A brooding, stolid city is Prague; the sombre capital of a restless, feverish people. It is the hotbed and “darling seat” of all Bohemia; and Bohemia languishes for her lost independence as Israel did by the waters of Babylon. She does not, however, pine in hopeless despair like the Hebrews, but nourishes a keen expectation of regaining her lost estate, and grits her teeth, in the mean while, with fiery impatience. She points, and with reason, to the fact that the Slavs—Czechs, Slovaks, and Moravians—easily outnumber the Hungarians; yet Hungary is free, and she in bondage. And so Bohemia, for all her exterior of gracious courtesy, is bitter and hard at heart; a people of a passionate, thwarted patriotism; a people that has suffered and been degraded, but that has never for a moment forgotten. Prague is an expression of all this; in her sullen, gloomy architecture; in the persistence of national types and characteristics; and peculiarly in the wild, reckless Moldau, which visualizes the traditional, savage intolerance that is bred in the bone of the fatalistic Slav.

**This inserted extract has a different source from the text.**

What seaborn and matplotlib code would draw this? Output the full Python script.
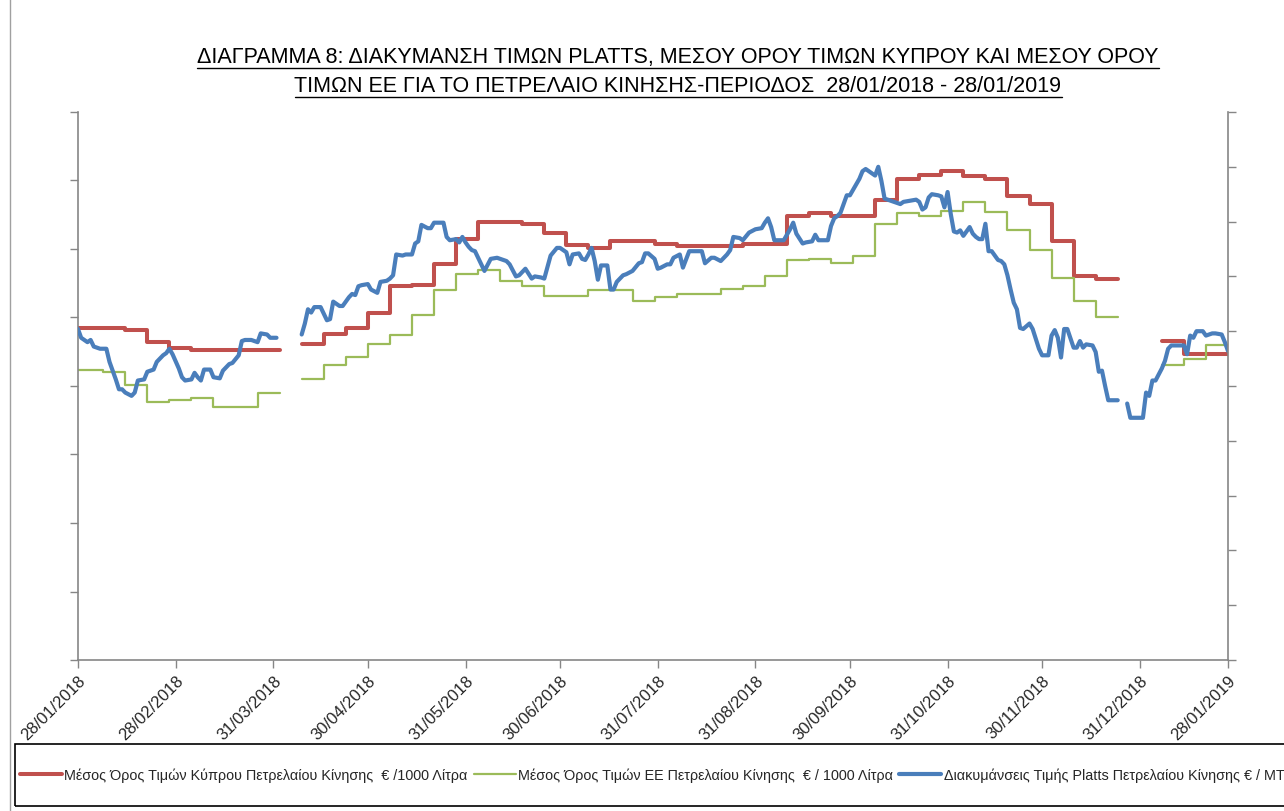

There are too many daws about for Prague to wear her heart on her sleeve, so while she bides her time she presents a smiling mask. It may sometimes be a rather weary smile, and the forests that engulf her are gloomy and sinister; but her skies are not always lowering and overcast, and the peace of her fatigue from the national struggle is profound. It is just this deep, brooding peace that appeals to the stranger within her gates; and along with it he senses here a wonderful charm and underlying subtility that invests this curious old city with a lambent play of the imagination.